Open-ended VPPs are definitely something you want to reserve for people who are very experienced with the system, and even then it pays to avoid particularly complex constructs (and of course, in the case of spells have the mandatory limitations pre-calculated so you don't have to do it anew each time). Fortunately, even a lot of output from those doesn't have to be complex; if someone can't figure out a fireball pretty fast (since its a base power with one Advantage) they probably shouldn't be even trying that kind of construct in the first place--but then, in a system with any detail, they probably shouldn't be playing an open-ended type mage in any game.
If he'd gone for fireballs, it would have been easy.

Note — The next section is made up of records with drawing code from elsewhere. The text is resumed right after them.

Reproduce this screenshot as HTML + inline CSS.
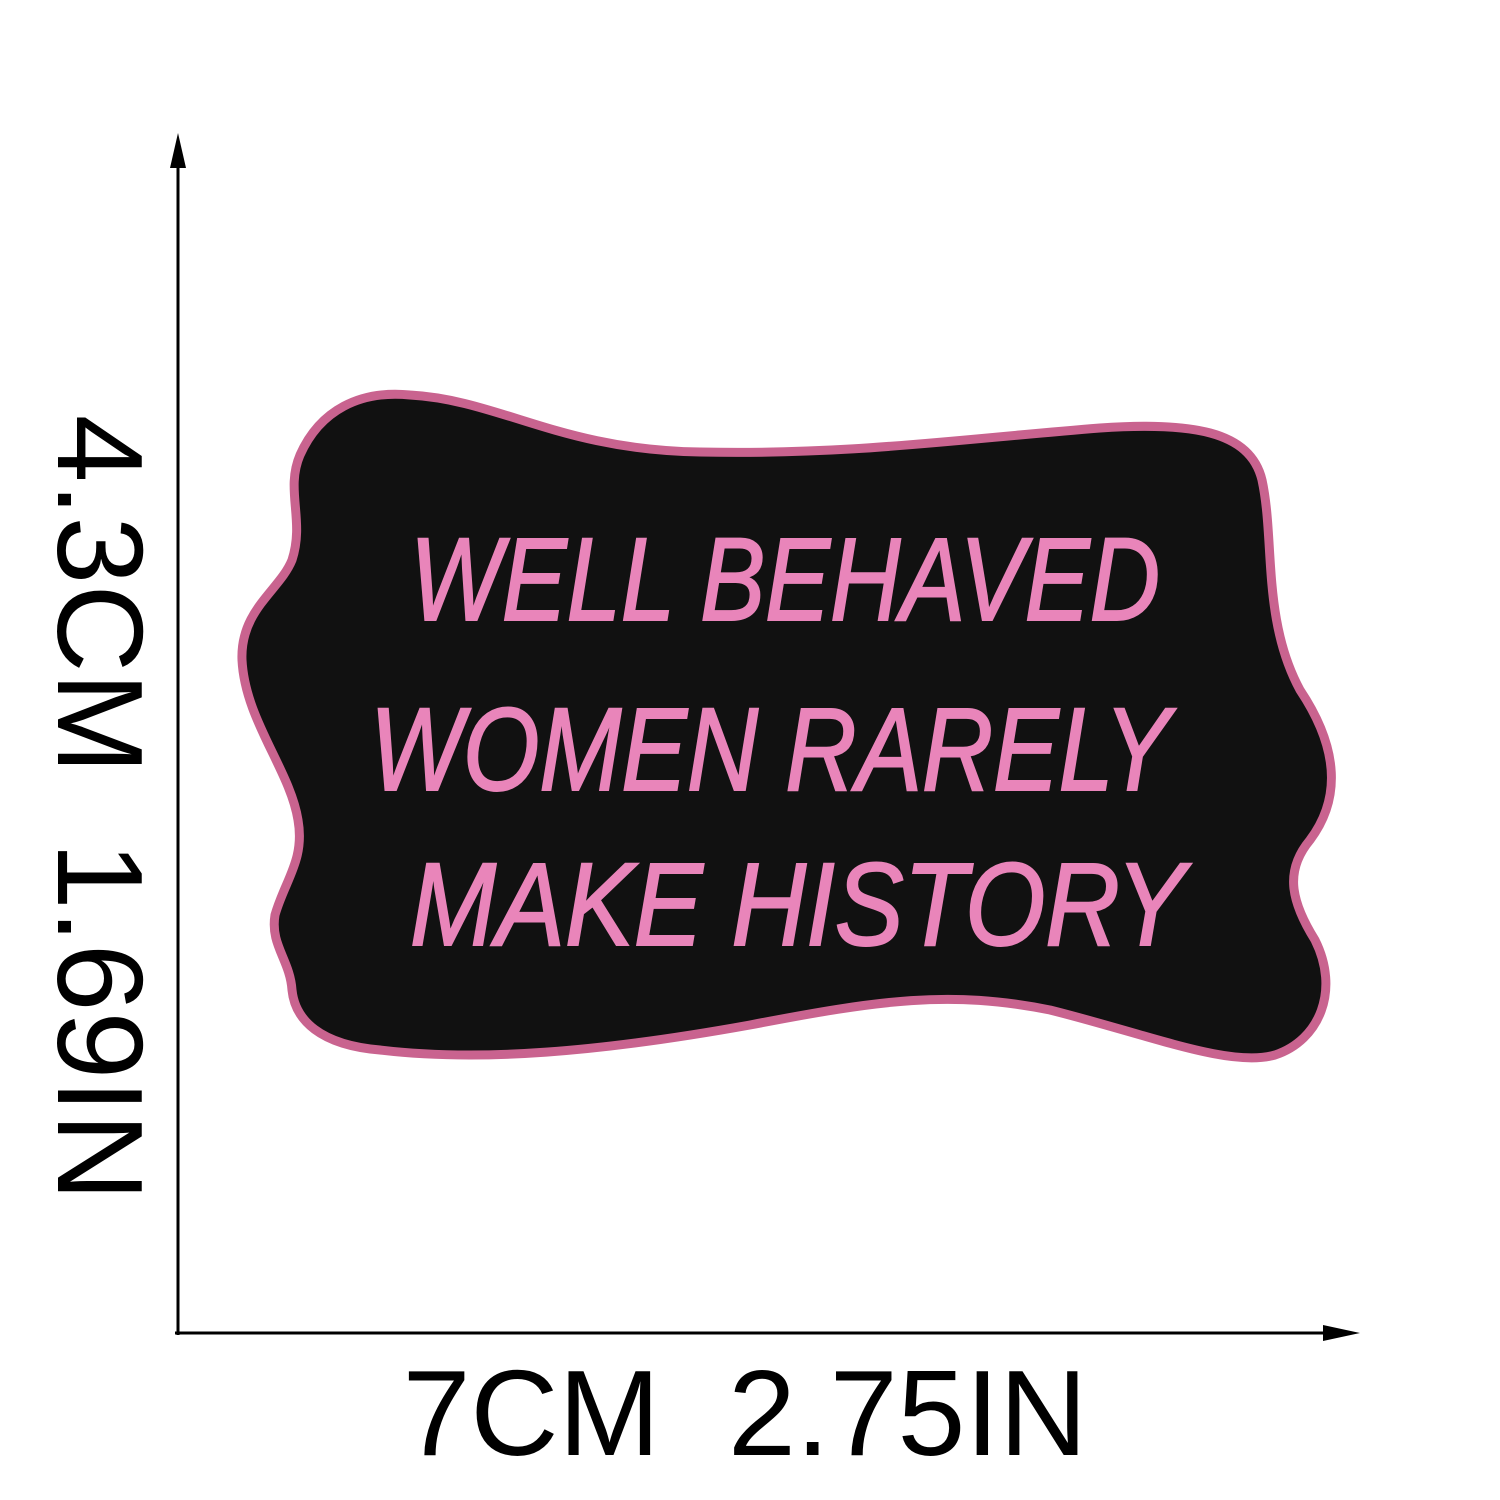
<!DOCTYPE html>
<html>
<head>
<meta charset="utf-8">
<style>
  html,body{margin:0;padding:0;background:#fff;}
  svg{display:block;}
  .dim{font-family:"Liberation Sans",sans-serif;font-size:122px;fill:#000;}
  .patch-text{font-family:"Liberation Sans",sans-serif;font-style:italic;font-size:118px;fill:#e985ba;stroke:#e985ba;stroke-width:2;}
</style>
</head>
<body>
<svg width="1500" height="1500" viewBox="0 0 1500 1500">
  <rect width="1500" height="1500" fill="#fff"/>

  <g>
    <line x1="178" y1="150" x2="178" y2="1335" stroke="#000" stroke-width="3"/>
    <polygon points="178,133 170,168 186,168" fill="#000"/>
  </g>
  <g>
    <line x1="175" y1="1333" x2="1345" y2="1333" stroke="#000" stroke-width="3"/>
    <polygon points="1360,1333 1323,1325 1323,1341" fill="#000"/>
  </g>

  <text class="dim" x="745" y="1455" text-anchor="middle">7CM&#160;&#160;2.75IN</text>
  <text class="dim" transform="translate(58,808) rotate(90)" text-anchor="middle">4.3CM&#160;&#160;1.69IN</text>

  <g>
    <path
      d="M300,455
         C320,410 360,390 410,395
         C500,400 560,450 700,452
         C850,455 950,440 1100,428
         C1190,422 1250,430 1262,480
         C1275,540 1262,620 1300,690
         C1340,750 1340,800 1310,840
         C1285,870 1290,900 1315,940
         C1340,990 1320,1040 1275,1055
         C1230,1068 1150,1035 1050,1010
         C950,990 880,1000 750,1025
         C600,1052 480,1062 380,1050
         C320,1045 295,1020 292,990
         C290,960 270,945 275,915
         C285,880 305,860 298,820
         C290,770 245,720 242,660
         C240,610 280,590 292,560
         C305,520 285,490 300,455 Z"
      fill="#111" stroke="#c9638f" stroke-width="9"/>
    <text class="patch-text" x="410" y="620" textLength="750" lengthAdjust="spacingAndGlyphs">WELL BEHAVED</text>
    <text class="patch-text" x="370" y="790" textLength="800" lengthAdjust="spacingAndGlyphs">WOMEN RARELY</text>
    <text class="patch-text" x="410" y="945" textLength="775" lengthAdjust="spacingAndGlyphs">MAKE HISTORY</text>
  </g>
</svg>
</body>
</html>
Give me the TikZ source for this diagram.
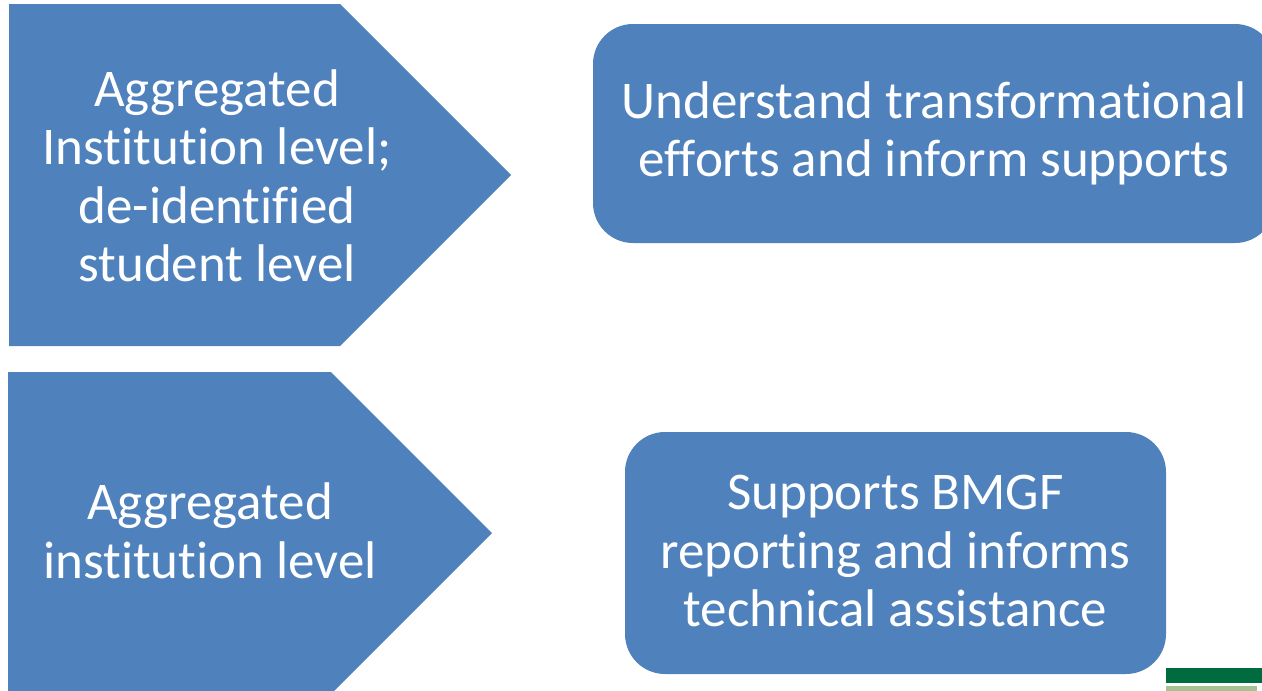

Every spell was bespoke for the foe and what he thought their weaknesses were.
 

Nothing about Champions was fast paced. "A couple minutes" for a VPP isn't bad given the speed chart, using maneuvers, and adding up Body.
Strongly disagree.
With players comfortable with the action economy, each PC activation is typically 1-2 minutes, about the same as it took me in AD&D, player speed in HSR 4-5 is not particularly slow, especially since the Turn, while it may take twice as long as in D&D, is 2-5 activations of each PC, vs 1 in D&D.
 

Strongly disagree.
With players comfortable with the action economy, each PC activation is typically 1-2 minutes, about the same as it took me in AD&D, player speed in HSR 4-5 is not particularly slow, especially since the Turn, while it may take twice as long as in D&D, is 2-5 activations of each PC, vs 1 in D&D.
So what's the problem with the VPP taking "a couple minutes"?